Other than these all other works are strong and what's more, many are
outstanding including: 'First Love and Other Sorrows' by Harold Brodkey (his other somewhat experimental story in the anthology 'Innocence' slows time right down with its famed many-page cunnilingus scene), the incredible 'Jon' by George Saunders (and if you want to talk about Hugo Awards, which seems a current hot topic due to some poorly trained puppies, then maybe the real discussion should focus on 'Jon' instead - and why on Earth didn't it win a clean sweep - Locus, Hugo and Nebula - back in 2007?),'The Hitchiking Game' by Milan Kundera, 'The Moon in its Flight' by Gilbert Sorrentino, 'Red Rose, White Rose' by Eileen Chang, 'Fireworks' by Richard Ford, 'Something that Needs Nothing' by Miranda July, 'The Magic Barrel' by Bernard Malumud and 'The Bear Came over the Mountain' by Alice Munro. Nine sensational stories, which simply demand to be read, makes this anthology one to be savoured, and as previously mentioned, there are other great stories too. Sure, there's a handful not to my liking but isn't this the case with most anthologies?
My Mistress Sparrow is Dead explores the many facets of love and Eugenides is to be congratulated on not solely focusing on the romantic. I'd recommend My Mistress Sparrow is Dead for lovers of the short story rather than just those interested in love stories.
- Read the creepy gothic romance My Cousin Rachel by Daphne du Maurier for my book club (looking forward to discussing it with the gang). The opening is brilliant and the ambiguous ending, which encourages pensive reflection, serves the novel much better than what could have been a stereotypical resolution. Nice prose. Felt a little bogged down in parts of the early-middle and I wasn't entirely convinced of Phillip's credibility as a male protagonist. Hope that's not gender bias creeping into my reading but Phillip's thoughts and emotions didn't feel authentic to me. Not disappointed at all by my first novel-length experience of du Maurier. The slow burn worked away and by the last hundred pages I was enthralled. In a structural sense both the opening and ending give My Cousin Rachel a real edge.
- The Year's Best Australian Fantasy & Horror, 2014 ed Liz Grzyb & Talie Helene. Really liked 'Black Swan Event' by Mago Lanagan, 'Sticks and Stones' by Ryan O'Neil, 'After Hours' by Thoraiya Dyer, 'Wyrding Women' by Rowena Cory Daniels, 'The Ninety-Two' by Claire McKenna and 'The Nest' by C.S. McMullen. But the absolute standouts for me were 'Born and Bread' by Kaaron Waaren, 'Almost Beautiful' by Angela Rega, 'The Oblivion Box' by Faith Mudge and 'By Bone Light' by Juliet Marillier.

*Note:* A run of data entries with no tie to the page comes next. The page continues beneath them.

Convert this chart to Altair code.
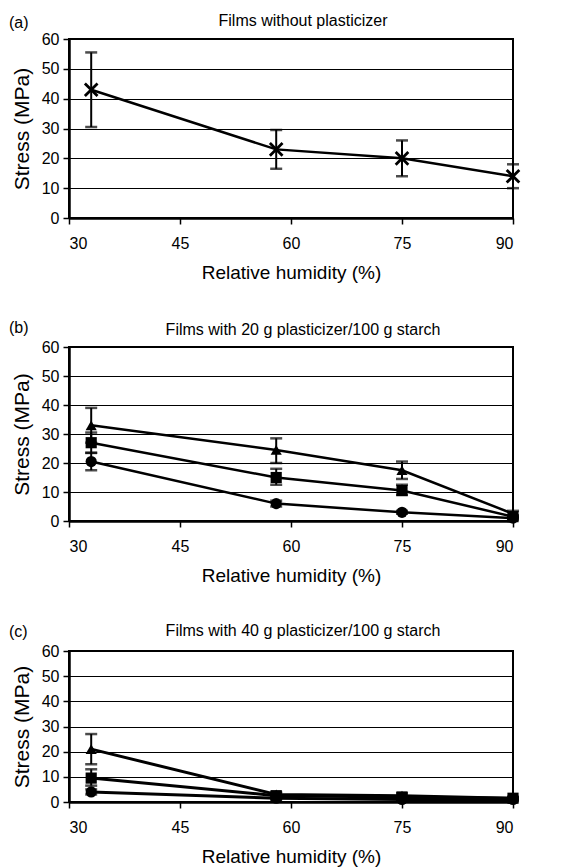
import altair as alt
import pandas as pd

# ---------------- data ----------------
x_rh = [33, 58, 75, 90]
x_ticks = [30, 45, 60, 75, 90]
y_ticks = [0, 10, 20, 30, 40, 50, 60]

panel_labels = ["(a)", "(b)", "(c)"]
panel_titles = [
    "Films without plasticizer",
    "Films with 20 g plasticizer/100 g starch",
    "Films with 40 g plasticizer/100 g starch",
]
x_title = "Relative humidity (%)"
y_title = "Stress (MPa)"

# panel (a): no plasticizer (x markers)
a_x_y = [43, 23, 20, 14]
a_x_lo = [30.5, 16.5, 14, 10]
a_x_hi = [55.5, 29.5, 26, 18]

# panel (b): 20 g plasticizer
b_tri_y = [33, 24.5, 17.5, 2.5]
b_tri_lo = [27, 20, 14.5, 1.5]
b_tri_hi = [39, 28.5, 20.5, 3.5]
b_sq_y = [27, 15, 10.5, 1.5]
b_sq_lo = [23.5, 12.5, 9, 1]
b_sq_hi = [30.5, 18, 12.5, 2]
b_ci_y = [20.5, 6, 3, 1]
b_ci_lo = [17.5, 5, 2.5, 0.5]
b_ci_hi = [23.5, 7, 3.5, 1.5]

# panel (c): 40 g plasticizer
c_tri_y = [21, 3, 2.5, 1.5]
c_tri_lo = [15, 2, 1.5, 1]
c_tri_hi = [27, 4, 3.5, 2]
c_sq_y = [9.5, 2.5, 2, 1.5]
c_sq_lo = [6.5, 1.5, 1.5, 1]
c_sq_hi = [13, 3.5, 2.5, 2]
c_ci_y = [4, 1.5, 1, 1]
c_ci_lo = [3, 1, 0.5, 0.5]
c_ci_hi = [5, 2, 1.5, 1.5]

series_names = ["triangle", "square", "circle"]
shape_range = ["triangle-up", "square", "circle"]
x_path = "M-1,-1L1,1M-1,1L1,-1"

PLOT_W = 444


def frame(series):
    rows = []
    for name, ys, los, his in series:
        for xv, yv, lo, hi in zip(x_rh, ys, los, his):
            rows.append({"series": name, "rh": xv, "y": yv, "lo": lo, "hi": hi})
    return pd.DataFrame(rows)


df_a = frame([("cross", a_x_y, a_x_lo, a_x_hi)])
df_b = frame([
    ("triangle", b_tri_y, b_tri_lo, b_tri_hi),
    ("square", b_sq_y, b_sq_lo, b_sq_hi),
    ("circle", b_ci_y, b_ci_lo, b_ci_hi),
])
df_c = frame([
    ("triangle", c_tri_y, c_tri_lo, c_tri_hi),
    ("square", c_sq_y, c_sq_lo, c_sq_hi),
    ("circle", c_ci_y, c_ci_lo, c_ci_hi),
])


def X():
    return alt.X(
        "rh:Q",
        scale=alt.Scale(domain=[30, 90], nice=False, zero=False),
        axis=alt.Axis(values=x_ticks, title=x_title, grid=False),
    )


def Y(field):
    return alt.Y(
        f"{field}:Q",
        scale=alt.Scale(domain=[0, 60], nice=False),
        axis=alt.Axis(values=y_ticks, title=y_title, grid=True),
    )


def panel(df, idx, height, label_y, title_y, cross=False, lw=2.5):
    base = alt.Chart(df)
    line = base.mark_line(color="black", strokeWidth=lw).encode(
        x=X(), y=Y("y"), detail="series:N"
    )
    rule = base.mark_rule(color="black", strokeWidth=2).encode(
        x=X(), y=Y("lo"), y2="hi:Q"
    )
    cap_lo = base.mark_tick(color="black", orient="horizontal", size=12, thickness=2.5).encode(
        x=X(), y=Y("lo")
    )
    cap_hi = base.mark_tick(color="black", orient="horizontal", size=12, thickness=2.5).encode(
        x=X(), y=Y("hi")
    )
    if cross:
        pts = base.mark_point(
            shape=x_path, filled=False, color="black", strokeWidth=2.8, size=160, opacity=1
        ).encode(x=X(), y=Y("y"))
    else:
        pts = base.mark_point(filled=True, color="black", size=125, opacity=1).encode(
            x=X(),
            y=Y("y"),
            shape=alt.Shape(
                "series:N",
                scale=alt.Scale(domain=series_names, range=shape_range),
                legend=None,
            ),
        )
    txt = pd.DataFrame({"t": [panel_labels[idx]], "title": [panel_titles[idx]]})
    lab = alt.Chart(txt).mark_text(
        align="left", baseline="alphabetic", fontSize=16, font="Liberation Sans", color="black"
    ).encode(text="t:N", x=alt.value(-60), y=alt.value(label_y))
    ttl = alt.Chart(txt).mark_text(
        align="center", baseline="alphabetic", fontSize=16, font="Liberation Sans", color="black"
    ).encode(text="title:N", x=alt.value(PLOT_W / 2 + 12), y=alt.value(title_y))
    return alt.layer(line, rule, cap_lo, cap_hi, pts, lab, ttl).properties(
        width=PLOT_W,
        height=height,
    )


chart = alt.vconcat(
    panel(df_a, 0, 179, -11, -13, cross=True),
    panel(df_b, 1, 174, -14, -12),
    panel(df_c, 2, 151, -14, -15, lw=3),
    spacing=36,
).properties(
    padding={"left": 0, "top": 4, "right": 5, "bottom": 0},
    background="white",
).configure_view(
    stroke="black", strokeWidth=2
).configure_axis(
    labelFont="Liberation Sans", titleFont="Liberation Sans",
    labelFontSize=16, labelColor="black", titleColor="black",
    titleFontWeight="normal",
    domainColor="black", domainWidth=2.5,
    tickColor="black", tickWidth=1.5, tickSize=6,
    gridColor="black", gridWidth=1, gridOpacity=1,
).configure_axisX(
    titleFontSize=19, labelPadding=11, titlePadding=12,
).configure_axisY(
    titleFontSize=21, labelPadding=4, titlePadding=9,
)

chart.save("out.html", embed_options={"renderer": "svg", "actions": False})
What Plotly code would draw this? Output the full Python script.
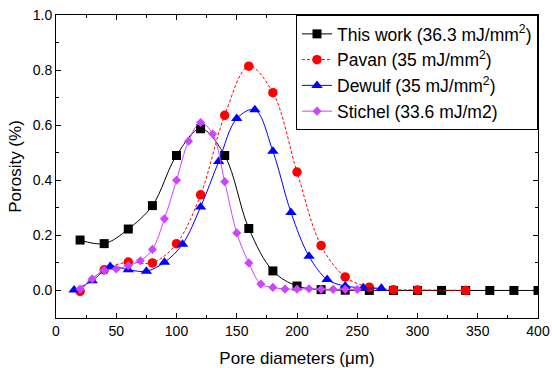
import plotly.graph_objects as go

# ---- data ----
this_x = [20, 40, 60, 80, 100, 120, 140, 160, 180, 200, 220, 240, 260, 280, 300, 320, 340, 360, 380, 400]
this_y = [0.183, 0.170, 0.223, 0.308, 0.490, 0.587, 0.490, 0.225, 0.071, 0.016, 0.003, 0.001,
          0.0, 0.0, 0.0, 0.0, 0.0, 0.0, 0.0, 0.0]

pavan_x = [20, 40, 60, 80, 100, 120, 140, 160, 180, 200, 220, 240, 260, 280, 300, 340]
pavan_y = [-0.003, 0.075, 0.103, 0.100, 0.170, 0.347, 0.636, 0.814, 0.718, 0.430, 0.163, 0.049,
           0.012, 0.003, 0.002, 0.0]

dewulf_x = [15, 30, 45, 60, 75, 90, 105, 120, 135, 150, 165, 180, 195, 210, 225, 240, 255, 270]
dewulf_y = [0.002, 0.035, 0.087, 0.075, 0.070, 0.102, 0.168, 0.303, 0.468, 0.624, 0.656, 0.505,
            0.283, 0.124, 0.040, 0.016, 0.010, 0.008]

stichel_x = [20, 30, 40, 50, 60, 70, 80, 90, 100, 110, 120, 130, 140, 150, 160, 170, 180,
             190, 200, 210, 220, 230, 240, 250]
stichel_y = [0.005, 0.042, 0.073, 0.078, 0.090, 0.108, 0.149, 0.260, 0.400, 0.542, 0.610, 0.568,
             0.395, 0.209, 0.100, 0.023, 0.011, 0.005, 0.005, 0.006, 0.004, 0.004, 0.004, 0.004]

names = ["This work (36.3 mJ/mm<sup>2</sup>)", "Pavan (35 mJ/mm<sup>2</sup>)",
         "Dewulf (35 mJ/mm<sup>2</sup>)", "Stichel (33.6 mJ/m2)"]

FONT = "Liberation Sans, Arial, sans-serif"

fig = go.Figure()
fig.add_trace(go.Scatter(x=this_x, y=this_y, name=names[0], mode="lines+markers",
                         line=dict(color="black", width=1, shape="spline", smoothing=1),
                         marker=dict(symbol="square", size=9, color="black")))
fig.add_trace(go.Scatter(x=pavan_x, y=pavan_y, name=names[1], mode="lines+markers",
                         line=dict(color="red", width=1, shape="spline", smoothing=1, dash="3px,2px"),
                         marker=dict(symbol="circle", size=9.5, color="red")))
fig.add_trace(go.Scatter(x=dewulf_x, y=dewulf_y, name=names[2], mode="lines+markers",
                         line=dict(color="blue", width=1, shape="spline", smoothing=1),
                         marker=dict(symbol="triangle-up", size=10, color="blue")))
fig.add_trace(go.Scatter(x=stichel_x, y=stichel_y, name=names[3], mode="lines+markers",
                         line=dict(color="#CC44FF", width=1, shape="spline", smoothing=1),
                         marker=dict(symbol="diamond", size=7, color="#CC44FF")))

axis_common = dict(showline=True, linecolor="black", linewidth=1, mirror="allticks",
                   ticks="inside", ticklen=5, tickcolor="black", tickwidth=1,
                   showgrid=False, zeroline=False, automargin=False,
                   tickfont=dict(family=FONT, size=14, color="black"))

fig.update_xaxes(range=[0, 400], dtick=50, tick0=0,
                 minor=dict(ticks="inside", ticklen=3, dtick=25, tick0=0, tickcolor="black", showgrid=False),
                 title=dict(text="Pore diameters (μm)", font=dict(family=FONT, size=17, color="black"),
                            standoff=14),
                 **axis_common)
fig.update_yaxes(range=[-0.1, 1.0], dtick=0.2, tick0=0, tickformat=".1f",
                 minor=dict(ticks="inside", ticklen=3, dtick=0.1, tick0=0, tickcolor="black", showgrid=False),
                 title=dict(text="Porosity (%)", font=dict(family=FONT, size=17, color="black"),
                            standoff=6),
                 **axis_common)

fig.update_layout(
    width=552, height=368,
    margin=dict(l=56, r=14, t=15, b=50, autoexpand=False),
    paper_bgcolor="white", plot_bgcolor="white",
    font=dict(family=FONT, color="black"),
    showlegend=True,
    legend=dict(x=1, y=1, xanchor="right", yanchor="top",
                bgcolor="white", bordercolor="black", borderwidth=1,
                font=dict(family=FONT, size=17.5, color="black"),
                tracegroupgap=0, itemwidth=30),
)

fig.write_html("out.html", config={"displayModeBar": False},
               post_script="document.body.style.margin='0';document.body.style.overflow='hidden';")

There are plenty of other worthwhile stories too - the anthology displays the ludicrously high standards of spec-fic in the Antipodes. Nice to notice that my story 'Oleander:An Ottoman Tale' from Dreaming of Djinn is in Liz Grzyb & Talie Helene's 'Recommended Reading List'.
- Rogues ed George R.R. Martin & Gardner Dozois. Three stories in and wow!
- That Glimpse of Truth ed David Miller which contains a mere 100 stories. Only read a half-a-dozen or so, so I'll update you down the track.
- Love and Romanpunk by Tansy Rayner Roberts.
- A Dark Matter by Peter Straub
- And the history The Great Sea (A Human History of the Mediterranean) by David Abullafia, which is of extraordinary scope and detail. One for history buffs like me.
In two more anthologies soonish. One 'realist' the other 'genre' but I'll save that news for a later post.